▼▼▼

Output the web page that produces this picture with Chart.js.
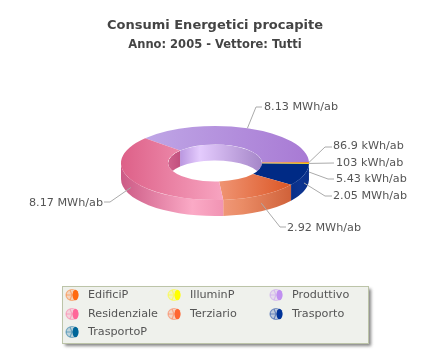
<!DOCTYPE html>
<html><head><meta charset="utf-8">
<style>html,body{margin:0;padding:0;background:#fff}canvas{display:block}</style>
<script src="https://cdn.jsdelivr.net/npm/chart.js@4"></script></head>
<body><canvas id="c" width="430" height="358"></canvas>
<script>
// Data, clockwise from the start of Produttivo (kWh/ab)
const categories = ['Produttivo','EdificiP','IlluminP','TrasportoP','Trasporto','Terziario','Residenziale'];
const values = [8130, 86.9, 103, 5.43, 2050, 2920, 8170];
const valueLabels = ['8.13 MWh/ab','86.9 kWh/ab','103 kWh/ab','5.43 kWh/ab','2.05 MWh/ab','2.92 MWh/ab','8.17 MWh/ab'];
const legendOrder = ['EdificiP','IlluminP','Produttivo','Residenziale','Terziario','Trasporto','TrasportoP'];
const titleText = 'Consumi Energetici procapite';
const subtitleText = 'Anno: 2005 - Vettore: Tutti';

// Styles
const legendColors = {EdificiP:'#ff6a10',IlluminP:'#ffff00',Produttivo:'#c090f0',Residenziale:'#ff6699',Terziario:'#ff6633',Trasporto:'#003399',TrasportoP:'#006699'};
// [x0, x1, colours]
const topStyle = {Produttivo:[144,309,['#bfa6e6','#a87ad4']],EdificiP:[121,309,['#f08a30','#f08a30']],IlluminP:[121,309,['#f2d020','#f2d020']],TrasportoP:[121,309,['#00508a','#00508a']],Trasporto:[121,309,['#002a85','#002a85']],Terziario:[222,292,['#ef9270','#db5524']],Residenziale:[121,226,['#dd6088','#f8a6c2']]};
// [x0, x1, highlight position, colours]
const sideStyle = {EdificiP:[300,310,.5,['#e07020','#e07020','#e07020']],IlluminP:[300,310,.5,['#e0c010','#e0c010','#e0c010']],TrasportoP:[300,310,.5,['#004a80','#004a80','#004a80']],Trasporto:[291,310,.5,['#0a2f88','#0c3490','#0a2f88']],Terziario:[225,293,.25,['#ef9676','#ea8c66','#cf6038']],Residenziale:[121,226,.68,['#cc5a85','#fbaac6','#f092b2']]};
// Layout of the value labels: [textX, textY, align, elbowX, elbowY, lineEndX]
const labelLayout = {
  Produttivo:[264,107,'left',256,107,262],EdificiP:[333,146,'left',325,147,332],IlluminP:[336,163,'left',null,163,334],
  TrasportoP:[336,179,'left',328,179,334],Trasporto:[333,196,'left',325,196,332],Terziario:[287,228,'left',280,227,286],Residenziale:[103,203,'right',110,202,104]};
const FLAT = 0.394, DEPTH = 16, CY = 163;
const FONT = '"DejaVu Sans"';
const TAU = Math.PI*2;

function grad(ctx,x0,x1,stops,mid){const g=ctx.createLinearGradient(x0,0,x1,0);
  if(stops.length===3){g.addColorStop(0,stops[0]);g.addColorStop(mid,stops[1]);g.addColorStop(1,stops[2]);}
  else{g.addColorStop(0,stops[0]);g.addColorStop(1,stops[1]);}
  return g;}
function ranges(a,b,wins){const o=[];wins.forEach(w=>{const s=Math.max(a,w[0]),e=Math.min(b,w[1]);if(e>s)o.push([s,e]);});return o;}

const plugin3d = {
  id:'flat3d',
  beforeDatasetsDraw(chart){
    const ctx=chart.ctx, meta=chart.getDatasetMeta(0), arcs=meta.data;
    const cx=arcs[0].x, R=arcs[0].outerRadius, r=arcs[0].innerRadius, ry=R*FLAT, iry=r*FLAT;
    const norm=a=>{let s=a.startAngle%TAU;if(s<0)s+=TAU;return [s,s+(a.endAngle-a.startAngle)];};
    // outer walls
    arcs.forEach((a,i)=>{
      const [s,e]=norm(a), st=sideStyle[categories[i]];
      ranges(s,e,[[0,Math.PI],[TAU,TAU+Math.PI]]).forEach(([p,q])=>{
        ctx.beginPath();
        ctx.ellipse(cx,CY,R,ry,0,p,q,false);
        ctx.ellipse(cx,CY+DEPTH,R,ry,0,q,p,true);
        ctx.closePath();
        ctx.fillStyle=grad(ctx,st[0],st[1],st[3],st[2]);
        ctx.fill();
      });
    });
    // inner walls, clipped to the hole
    ctx.save();
    ctx.beginPath();ctx.ellipse(cx,CY,r,iry,0,0,TAU);ctx.clip();
    arcs.forEach((a,i)=>{
      const [s,e]=norm(a);
      ranges(s,e,[[Math.PI,TAU],[TAU+Math.PI,2*TAU]]).forEach(([p,q])=>{
        ctx.beginPath();
        ctx.ellipse(cx,CY,r,iry,0,p,q,false);
        ctx.ellipse(cx,CY+DEPTH,r,iry,0,q,p,true);
        ctx.closePath();
        const name=categories[i];
        ctx.fillStyle= name==='Residenziale'? grad(ctx,cx-r,cx-r+12,['#d0628c','#c2507e'])
          : grad(ctx,cx-r+11,cx+r,['#b794de','#e4cbfd','#a586c8'],.25);
        ctx.fill();
      });
    });
    ctx.restore();
    // top face through the library's own arcs
    ctx.save();
    ctx.translate(0,CY);ctx.scale(1,FLAT);ctx.translate(0,-arcs[0].y);
  },
  afterDatasetsDraw(chart){
    const ctx=chart.ctx; ctx.restore();
    const arcs=chart.getDatasetMeta(0).data, cx=arcs[0].x, R=arcs[0].outerRadius, ry=R*FLAT;
    // leader lines + labels
    ctx.save();
    ctx.font='11.2px '+FONT;ctx.textBaseline='middle';
    arcs.forEach((a,i)=>{
      const name=categories[i],m=(a.startAngle+a.endAngle)/2,L=labelLayout[name];
      const sinm=Math.sin(m);
      const px=cx+R*Math.cos(m),py=CY+ry*sinm+(sinm>0.015?DEPTH/2:0);
      ctx.strokeStyle='#aaaaaa';ctx.lineWidth=1;
      ctx.beginPath();ctx.moveTo(px,py);
      if(L[3]!==null)ctx.lineTo(L[3],L[4]);
      ctx.lineTo(L[5],L[4]);ctx.stroke();
      ctx.fillStyle='#555555';ctx.textAlign=L[2];
      ctx.fillText(valueLabels[i],L[0],L[1]);
    });
    ctx.restore();
    // legend box
    ctx.save();
    ctx.shadowColor='rgba(90,90,90,.75)';ctx.shadowBlur=3;ctx.shadowOffsetX=2;ctx.shadowOffsetY=2;
    ctx.fillStyle='#eff1ec';ctx.fillRect(63,287,306,57);
    ctx.restore();
    ctx.strokeStyle='#bcc4a8';ctx.lineWidth=1;ctx.strokeRect(62.5,286.5,306,57);
    const colsIcon=[66,168,270],colsText=[88,190,292],rows=[295,314,332];
    ctx.font='11.2px '+FONT;ctx.textBaseline='middle';ctx.textAlign='left';
    legendOrder.forEach((n,i)=>{
      const c=i%3,w=Math.floor(i/3),x=colsIcon[c],y=rows[w],col=legendColors[n];
      ctx.save();
      ctx.strokeStyle=col;ctx.lineWidth=1.2;ctx.fillStyle=col;
      ctx.beginPath();ctx.ellipse(x+6,y,6,5.5,0,0,TAU);ctx.globalAlpha=.2;ctx.fill();ctx.globalAlpha=.45;ctx.stroke();
      ctx.beginPath();ctx.moveTo(x,y);ctx.lineTo(x+7,y);ctx.moveTo(x+4,y-5);ctx.lineTo(x+6,y);ctx.lineTo(x+4,y+5);ctx.stroke();
      ctx.globalAlpha=1;
      ctx.beginPath();ctx.ellipse(x+9.5,y,3,5.3,0,0,TAU);ctx.fill();
      ctx.restore();
      ctx.fillStyle='#555555';ctx.fillText(n,colsText[c],y);
    });
  }
};

const ctx0=document.getElementById('c').getContext('2d');
new Chart(ctx0,{
  type:'doughnut',
  data:{labels:categories,datasets:[{data:values,borderWidth:0,
    backgroundColor:categories.map(n=>grad(ctx0,topStyle[n][0],topStyle[n][1],topStyle[n][2]))}]},
  options:{
    responsive:false,animation:false,cutout:'50%',radius:94,rotation:-48,
    plugins:{
      legend:{display:false},tooltip:{enabled:false},
      title:{display:true,text:titleText,color:'#444444',font:{family:FONT,size:13,weight:'bold'},padding:{top:18,bottom:5}},
      subtitle:{display:true,text:subtitleText,color:'#444444',font:{family:FONT,size:11.5,weight:'bold'},padding:{bottom:4}}
    }
  },
  plugins:[plugin3d]
});
</script></body></html>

▲▲▲

▸ Your task:
Starting at the top of the listing above, please restate word for word each line up to and including the one that holds "const TAU = Math.PI*2;", omitting every image.

▸ Answer to this exercise:
Output the web page that produces this picture with Chart.js.
<!DOCTYPE html>
<html><head><meta charset="utf-8">
<style>html,body{margin:0;padding:0;background:#fff}canvas{display:block}</style>
<script src="https://cdn.jsdelivr.net/npm/chart.js@4"></script></head>
<body><canvas id="c" width="430" height="358"></canvas>
<script>
// Data, clockwise from the start of Produttivo (kWh/ab)
const categories = ['Produttivo','EdificiP','IlluminP','TrasportoP','Trasporto','Terziario','Residenziale'];
const values = [8130, 86.9, 103, 5.43, 2050, 2920, 8170];
const valueLabels = ['8.13 MWh/ab','86.9 kWh/ab','103 kWh/ab','5.43 kWh/ab','2.05 MWh/ab','2.92 MWh/ab','8.17 MWh/ab'];
const legendOrder = ['EdificiP','IlluminP','Produttivo','Residenziale','Terziario','Trasporto','TrasportoP'];
const titleText = 'Consumi Energetici procapite';
const subtitleText = 'Anno: 2005 - Vettore: Tutti';

// Styles
const legendColors = {EdificiP:'#ff6a10',IlluminP:'#ffff00',Produttivo:'#c090f0',Residenziale:'#ff6699',Terziario:'#ff6633',Trasporto:'#003399',TrasportoP:'#006699'};
// [x0, x1, colours]
const topStyle = {Produttivo:[144,309,['#bfa6e6','#a87ad4']],EdificiP:[121,309,['#f08a30','#f08a30']],IlluminP:[121,309,['#f2d020','#f2d020']],TrasportoP:[121,309,['#00508a','#00508a']],Trasporto:[121,309,['#002a85','#002a85']],Terziario:[222,292,['#ef9270','#db5524']],Residenziale:[121,226,['#dd6088','#f8a6c2']]};
// [x0, x1, highlight position, colours]
const sideStyle = {EdificiP:[300,310,.5,['#e07020','#e07020','#e07020']],IlluminP:[300,310,.5,['#e0c010','#e0c010','#e0c010']],TrasportoP:[300,310,.5,['#004a80','#004a80','#004a80']],Trasporto:[291,310,.5,['#0a2f88','#0c3490','#0a2f88']],Terziario:[225,293,.25,['#ef9676','#ea8c66','#cf6038']],Residenziale:[121,226,.68,['#cc5a85','#fbaac6','#f092b2']]};
// Layout of the value labels: [textX, textY, align, elbowX, elbowY, lineEndX]
const labelLayout = {
  Produttivo:[264,107,'left',256,107,262],EdificiP:[333,146,'left',325,147,332],IlluminP:[336,163,'left',null,163,334],
  TrasportoP:[336,179,'left',328,179,334],Trasporto:[333,196,'left',325,196,332],Terziario:[287,228,'left',280,227,286],Residenziale:[103,203,'right',110,202,104]};
const FLAT = 0.394, DEPTH = 16, CY = 163;
const FONT = '"DejaVu Sans"';
const TAU = Math.PI*2;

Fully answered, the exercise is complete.